At least two provincial premiers are calling on the Canadian government to hold off on tougher carbon reduction targets until there’s a clear path to meeting the Harper government’s promise of a 30% cut by 2030.
“At this point, we have to be realistic, and we have to recognize that we’re not on track to meet the targets that are in place,” Ontario Premier Kathleen Wynne told The House “We’d better figure that out, and then we can talk about how we can do more, even more than that.”
“Here in British Columbia, with the highest and broadest and most transparent—and only revenue-neutral—carbon tax in North America, we’re still not meeting our targets today,” added Premier Christy Clark. “I think we should try and contain our enthusiasm for reaching ever further before we even know how we’re going to get to what we’ve already said.”
On the same edition of The House, Environment and Climate Change Minister Catherine McKenna repeated her past assertion that the Harper target is the new federal government’s starting point, not its final destination.
“We know there are a lot of emissions coming from transportation — how do we reduce emissions there? Buildings, how do we make those more energy efficient? So, we’re going to go through that exercise and then we will know where we can be with our target, which I’ve said is a floor … not a ceiling,” she told moderator Chris Hall.

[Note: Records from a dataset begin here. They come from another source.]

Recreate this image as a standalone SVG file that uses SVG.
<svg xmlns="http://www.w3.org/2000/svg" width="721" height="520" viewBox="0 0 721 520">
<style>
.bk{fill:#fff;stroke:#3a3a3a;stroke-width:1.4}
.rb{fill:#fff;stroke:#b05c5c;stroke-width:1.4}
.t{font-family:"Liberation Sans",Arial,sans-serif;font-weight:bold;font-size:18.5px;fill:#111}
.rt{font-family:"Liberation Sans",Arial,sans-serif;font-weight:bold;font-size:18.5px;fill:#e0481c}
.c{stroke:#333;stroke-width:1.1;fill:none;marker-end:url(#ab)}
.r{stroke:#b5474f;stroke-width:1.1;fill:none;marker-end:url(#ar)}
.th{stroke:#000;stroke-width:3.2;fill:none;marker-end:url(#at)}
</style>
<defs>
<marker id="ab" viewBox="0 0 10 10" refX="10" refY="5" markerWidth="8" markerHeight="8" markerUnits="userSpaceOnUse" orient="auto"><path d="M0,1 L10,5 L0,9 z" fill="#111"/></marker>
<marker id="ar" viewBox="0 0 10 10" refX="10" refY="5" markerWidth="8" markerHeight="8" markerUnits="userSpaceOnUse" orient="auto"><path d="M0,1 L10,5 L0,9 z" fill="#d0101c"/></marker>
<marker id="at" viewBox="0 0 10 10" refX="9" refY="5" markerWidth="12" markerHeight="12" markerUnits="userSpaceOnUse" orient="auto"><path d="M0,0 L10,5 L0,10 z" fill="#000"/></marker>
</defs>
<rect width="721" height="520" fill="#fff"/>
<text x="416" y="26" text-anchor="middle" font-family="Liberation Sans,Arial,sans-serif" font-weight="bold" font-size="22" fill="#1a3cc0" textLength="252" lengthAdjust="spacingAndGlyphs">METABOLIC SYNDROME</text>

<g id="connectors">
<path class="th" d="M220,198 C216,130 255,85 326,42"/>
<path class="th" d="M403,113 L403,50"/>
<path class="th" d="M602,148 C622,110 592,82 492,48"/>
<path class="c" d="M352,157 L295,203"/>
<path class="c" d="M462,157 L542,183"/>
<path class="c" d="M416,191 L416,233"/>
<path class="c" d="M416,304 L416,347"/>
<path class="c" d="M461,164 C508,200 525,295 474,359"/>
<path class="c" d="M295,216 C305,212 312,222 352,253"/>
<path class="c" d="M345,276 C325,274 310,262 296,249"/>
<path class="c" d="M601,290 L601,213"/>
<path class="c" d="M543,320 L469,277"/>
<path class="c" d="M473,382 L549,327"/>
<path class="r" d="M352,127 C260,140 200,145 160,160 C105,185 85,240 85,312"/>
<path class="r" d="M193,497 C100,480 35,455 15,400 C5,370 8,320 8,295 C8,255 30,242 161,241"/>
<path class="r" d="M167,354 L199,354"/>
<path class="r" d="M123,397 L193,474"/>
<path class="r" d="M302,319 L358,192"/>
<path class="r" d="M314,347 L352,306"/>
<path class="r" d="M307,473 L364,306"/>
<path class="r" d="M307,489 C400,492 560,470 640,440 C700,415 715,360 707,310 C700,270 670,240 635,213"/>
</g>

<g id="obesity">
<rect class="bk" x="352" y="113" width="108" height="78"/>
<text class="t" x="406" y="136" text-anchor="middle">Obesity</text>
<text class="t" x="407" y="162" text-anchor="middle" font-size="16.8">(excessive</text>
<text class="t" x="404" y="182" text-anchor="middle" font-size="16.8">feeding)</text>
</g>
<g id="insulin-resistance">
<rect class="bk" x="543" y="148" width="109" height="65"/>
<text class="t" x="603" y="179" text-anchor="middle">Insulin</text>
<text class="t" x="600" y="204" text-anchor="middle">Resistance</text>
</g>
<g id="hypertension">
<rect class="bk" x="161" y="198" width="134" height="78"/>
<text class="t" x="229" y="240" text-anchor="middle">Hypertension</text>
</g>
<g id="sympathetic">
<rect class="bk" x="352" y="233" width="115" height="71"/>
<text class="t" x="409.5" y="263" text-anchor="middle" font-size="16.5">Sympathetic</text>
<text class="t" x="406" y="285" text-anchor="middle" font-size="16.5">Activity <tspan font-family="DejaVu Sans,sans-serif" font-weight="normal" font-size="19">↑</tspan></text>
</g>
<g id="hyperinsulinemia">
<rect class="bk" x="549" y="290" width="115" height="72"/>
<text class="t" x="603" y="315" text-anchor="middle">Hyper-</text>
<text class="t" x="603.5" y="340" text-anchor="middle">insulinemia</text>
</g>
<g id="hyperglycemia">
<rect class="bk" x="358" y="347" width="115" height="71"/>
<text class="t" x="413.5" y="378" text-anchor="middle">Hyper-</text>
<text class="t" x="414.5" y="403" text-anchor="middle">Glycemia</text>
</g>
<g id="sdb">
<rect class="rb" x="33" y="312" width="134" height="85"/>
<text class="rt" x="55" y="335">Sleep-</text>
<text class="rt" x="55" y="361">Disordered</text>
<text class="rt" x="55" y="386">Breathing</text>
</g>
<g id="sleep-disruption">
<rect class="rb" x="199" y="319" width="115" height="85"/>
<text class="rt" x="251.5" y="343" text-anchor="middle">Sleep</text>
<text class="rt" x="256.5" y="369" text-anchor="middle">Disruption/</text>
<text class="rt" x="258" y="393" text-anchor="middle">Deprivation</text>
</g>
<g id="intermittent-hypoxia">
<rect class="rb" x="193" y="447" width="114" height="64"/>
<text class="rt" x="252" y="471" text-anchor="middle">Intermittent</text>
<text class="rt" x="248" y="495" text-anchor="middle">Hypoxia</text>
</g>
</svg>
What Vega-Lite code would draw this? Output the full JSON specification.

Last month, the government confirmed that Canada was on track to miss its carbon reduction targets for 2020 and 2030, though the calculation missed many of the provincial initiatives announced just before the UN climate summit in Paris.
In Alberta, meanwhile, CBC reports that the province has ordered the non-profit Alberta Electric System Operator to introduce incentives for more solar, wind, hydro, and bioenergy development. “We are pleased to help support the government’s climate leadership plan by developing and implementing an incentive program to bring more renewables onto the grid,” said AESO Vice-President Mike Law.
The province aims to increase renewables from 17 to 30% of grid electricity by 2030, while phasing out coal-fired generation.